3 Steel Producer Stocks to Watch Amid Industry Headwinds

In This Article:

The Zacks Steel Producers industry is mired in significant challenges as steel prices have experienced a sharp decline in the United States and globally this year. Soft demand in China amid an economic slowdown is also a concern.

However, improved demand in the automotive space and a resilient non-residential construction market augur well for the industry. Players from the space, like Steel Dynamics, Inc. STLD, Commercial Metals Company CMC and Companhia Siderurgica Nacional SID, are worth a look despite near-term headwinds.




About the Industry

The Zacks Steel Producers industry serves a vast spectrum of end-use industries such as automotive, construction, appliance, container, packaging, industrial machinery, mining equipment, transportation, and oil and gas with various steel products. These products include hot-rolled and cold-rolled coils and sheets, hot-dipped and galvanized coils and sheets, reinforcing bars, billets and blooms, wire rods, strip mill plates, standard and line pipe, and mechanical tubing products. Steel is primarily produced using two methods — Blast Furnace and Electric Arc Furnace. It is regarded as the backbone of the manufacturing industry. The automotive and construction markets have historically been the largest consumers of steel. Notably, the housing and construction sector is the biggest consumer of steel, accounting for roughly half of the world’s total consumption.

What's Shaping the Future of the Steel Producers' Industry?

Weaker Steel Prices to Weigh on Margins: U.S. steel prices have seen a sharp decline this year due to a slowdown in end-market demand after a strong run in late 2023 that extended into early 2024. The benchmark hot-rolled coil (HRC) prices are down more than 40% since reaching $1,200 per short ton at the start of 2024. The downside has been influenced by a concoction of factors, including a pullback in steel mill lead times, an oversupply of steel exacerbated by increased imports, reduced demand from key industries and economic uncertainties. Sluggish industrial production and construction activities also contributed to the decline. While the recent steel mill price hikes have led to a modest uptick in HRC prices, a significant recovery is not expected over the near term given the weak manufacturing backdrop and demand weakness. Prices are currently hovering around the $700 per short ton level. As such, lower realized prices are expected to weigh on steel-producing companies’ profitability and cash flows over the near term.

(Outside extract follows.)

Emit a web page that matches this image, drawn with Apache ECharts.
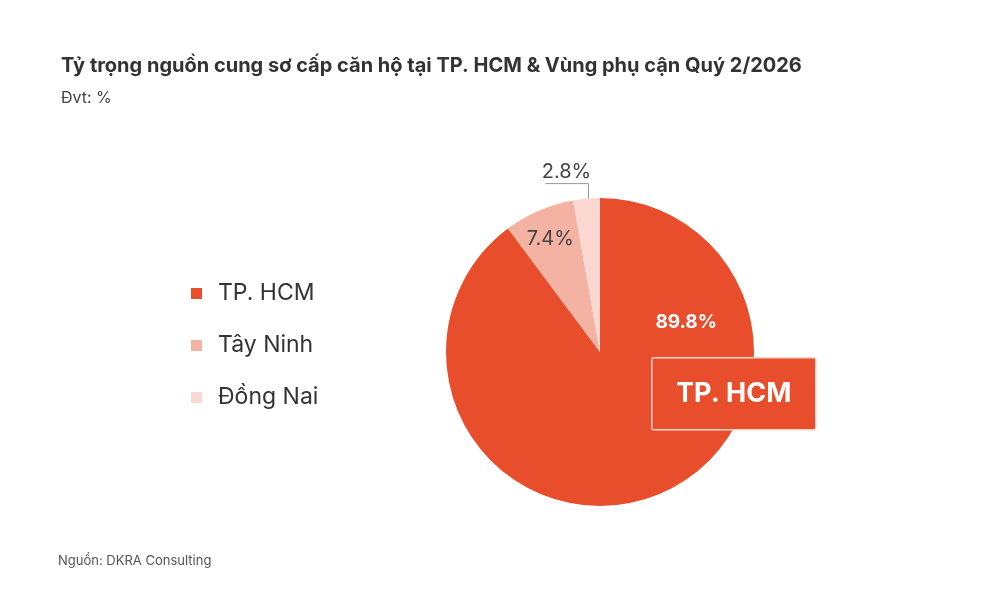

China Slowdown a Concern: Steel demand in China, the world’s top consumer of the commodity, has softened due to a slowdown in the country’s economy following a protracted property crisis and weak global demand. The real estate sector has taken a hard hit amid a decline in new home prices, property investment and housing sales. Notably, real estate accounts for roughly 40% of China's steel consumption. A slowdown in manufacturing activities has led to a contraction in demand for steel in China. The manufacturing sector has taken a beating due to weaker external demand for manufactured goods and a slowdown in infrastructure spending. China has also seen a slowdown in the construction sector. The sluggishness in these key steel-consuming sectors is expected to hurt demand for steel over the short term. Depressed demand in China and an oversupply in the market have also exerted pressure on global steel prices.

Healthy Demand in Major Markets Bodes Well: Steel producers are set to gain from firm demand across major steel end-use markets, including automotive and construction. They are expected to benefit from higher order booking from the automotive market. Steel demand in automotive is expected to rise on the back of an easing global shortage in semiconductor chips that weighed heavily on the automotive industry. Meanwhile, order activities in the non-residential construction market remain strong, underscoring the inherent strength of this industry. Infrastructure projects in the United States are on the rise, driven by government initiatives to upgrade transportation and utility networks. Demand in the energy sector has improved on the back of strength in oil and gas prices. Favorable trends across these markets bode well.